=== INSTRUCTIONS FOR THE TASK ===
Using the listing below, set down each line from the line containing "Write a LaTeX" through the line containing "(1296,10) -- (1296,444);", both ends included, exactly and with nothing added.

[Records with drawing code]
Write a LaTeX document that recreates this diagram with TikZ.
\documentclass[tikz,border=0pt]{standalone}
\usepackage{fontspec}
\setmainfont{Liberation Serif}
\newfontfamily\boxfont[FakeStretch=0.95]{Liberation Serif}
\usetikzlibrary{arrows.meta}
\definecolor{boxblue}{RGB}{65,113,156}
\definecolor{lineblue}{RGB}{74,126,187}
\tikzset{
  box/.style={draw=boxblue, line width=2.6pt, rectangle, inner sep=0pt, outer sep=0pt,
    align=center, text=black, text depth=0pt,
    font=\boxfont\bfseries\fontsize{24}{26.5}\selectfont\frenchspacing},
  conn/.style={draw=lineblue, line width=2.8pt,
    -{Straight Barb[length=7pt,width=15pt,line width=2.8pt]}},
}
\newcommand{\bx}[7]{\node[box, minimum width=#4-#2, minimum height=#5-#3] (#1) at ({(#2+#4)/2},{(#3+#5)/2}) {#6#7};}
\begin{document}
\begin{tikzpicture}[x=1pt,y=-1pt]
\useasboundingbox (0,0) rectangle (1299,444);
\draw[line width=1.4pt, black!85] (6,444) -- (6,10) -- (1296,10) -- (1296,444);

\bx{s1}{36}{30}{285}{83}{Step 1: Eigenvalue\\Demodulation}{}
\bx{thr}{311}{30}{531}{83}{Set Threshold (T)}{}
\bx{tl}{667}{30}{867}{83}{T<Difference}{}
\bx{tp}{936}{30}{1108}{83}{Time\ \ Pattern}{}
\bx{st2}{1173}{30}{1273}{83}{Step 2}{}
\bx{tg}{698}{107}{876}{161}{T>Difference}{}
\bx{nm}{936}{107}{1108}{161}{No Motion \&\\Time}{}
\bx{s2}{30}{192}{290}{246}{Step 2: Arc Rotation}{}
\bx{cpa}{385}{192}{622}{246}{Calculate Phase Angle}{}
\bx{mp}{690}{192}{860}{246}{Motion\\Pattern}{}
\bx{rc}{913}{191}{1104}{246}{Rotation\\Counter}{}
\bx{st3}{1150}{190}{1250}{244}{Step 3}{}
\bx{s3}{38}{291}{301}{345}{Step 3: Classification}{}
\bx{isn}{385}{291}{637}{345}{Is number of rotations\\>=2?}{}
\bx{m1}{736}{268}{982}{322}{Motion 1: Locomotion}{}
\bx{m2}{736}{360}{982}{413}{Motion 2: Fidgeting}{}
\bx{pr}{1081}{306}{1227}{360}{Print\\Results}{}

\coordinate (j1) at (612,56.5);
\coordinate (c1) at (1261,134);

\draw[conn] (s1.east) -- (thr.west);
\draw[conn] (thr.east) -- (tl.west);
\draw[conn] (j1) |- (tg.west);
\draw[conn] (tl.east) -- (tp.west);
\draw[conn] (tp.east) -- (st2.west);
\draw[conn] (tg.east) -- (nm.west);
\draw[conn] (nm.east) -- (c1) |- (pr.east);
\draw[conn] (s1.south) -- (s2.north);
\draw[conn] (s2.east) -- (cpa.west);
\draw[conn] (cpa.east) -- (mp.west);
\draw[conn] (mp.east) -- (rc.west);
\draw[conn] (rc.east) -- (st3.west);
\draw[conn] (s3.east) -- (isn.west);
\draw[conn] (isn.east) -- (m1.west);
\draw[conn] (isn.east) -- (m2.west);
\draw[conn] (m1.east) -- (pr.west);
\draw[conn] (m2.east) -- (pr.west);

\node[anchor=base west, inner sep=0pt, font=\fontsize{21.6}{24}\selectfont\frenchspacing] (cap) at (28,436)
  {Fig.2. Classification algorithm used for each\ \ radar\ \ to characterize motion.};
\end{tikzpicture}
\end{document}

--

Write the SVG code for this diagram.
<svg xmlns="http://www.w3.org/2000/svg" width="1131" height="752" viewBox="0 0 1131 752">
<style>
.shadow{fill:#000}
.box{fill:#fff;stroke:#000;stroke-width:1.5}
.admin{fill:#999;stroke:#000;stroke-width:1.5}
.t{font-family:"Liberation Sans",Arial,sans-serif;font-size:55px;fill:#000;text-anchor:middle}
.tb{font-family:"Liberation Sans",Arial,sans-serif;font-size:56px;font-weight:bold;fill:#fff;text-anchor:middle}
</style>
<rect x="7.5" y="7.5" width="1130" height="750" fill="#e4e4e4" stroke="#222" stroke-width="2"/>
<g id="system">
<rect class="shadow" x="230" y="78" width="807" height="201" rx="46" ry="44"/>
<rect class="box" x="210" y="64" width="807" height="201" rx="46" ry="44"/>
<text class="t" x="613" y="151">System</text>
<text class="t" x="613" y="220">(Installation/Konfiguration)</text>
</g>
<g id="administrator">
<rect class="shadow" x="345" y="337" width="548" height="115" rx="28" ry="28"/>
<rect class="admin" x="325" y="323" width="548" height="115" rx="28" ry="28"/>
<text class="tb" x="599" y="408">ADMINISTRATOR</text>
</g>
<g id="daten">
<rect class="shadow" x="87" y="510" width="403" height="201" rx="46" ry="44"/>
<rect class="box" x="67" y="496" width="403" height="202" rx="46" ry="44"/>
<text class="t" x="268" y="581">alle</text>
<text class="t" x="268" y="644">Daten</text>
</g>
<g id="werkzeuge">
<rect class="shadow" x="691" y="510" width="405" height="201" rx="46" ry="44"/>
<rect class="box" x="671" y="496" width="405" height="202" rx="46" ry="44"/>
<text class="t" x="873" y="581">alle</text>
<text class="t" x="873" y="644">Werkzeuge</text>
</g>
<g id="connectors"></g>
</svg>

=== SOLVED PROBLEM ===
Write a LaTeX document that recreates this diagram with TikZ.
\documentclass[tikz,border=0pt]{standalone}
\usepackage{fontspec}
\setmainfont{Liberation Serif}
\newfontfamily\boxfont[FakeStretch=0.95]{Liberation Serif}
\usetikzlibrary{arrows.meta}
\definecolor{boxblue}{RGB}{65,113,156}
\definecolor{lineblue}{RGB}{74,126,187}
\tikzset{
  box/.style={draw=boxblue, line width=2.6pt, rectangle, inner sep=0pt, outer sep=0pt,
    align=center, text=black, text depth=0pt,
    font=\boxfont\bfseries\fontsize{24}{26.5}\selectfont\frenchspacing},
  conn/.style={draw=lineblue, line width=2.8pt,
    -{Straight Barb[length=7pt,width=15pt,line width=2.8pt]}},
}
\newcommand{\bx}[7]{\node[box, minimum width=#4-#2, minimum height=#5-#3] (#1) at ({(#2+#4)/2},{(#3+#5)/2}) {#6#7};}
\begin{document}
\begin{tikzpicture}[x=1pt,y=-1pt]
\useasboundingbox (0,0) rectangle (1299,444);
\draw[line width=1.4pt, black!85] (6,444) -- (6,10) -- (1296,10) -- (1296,444);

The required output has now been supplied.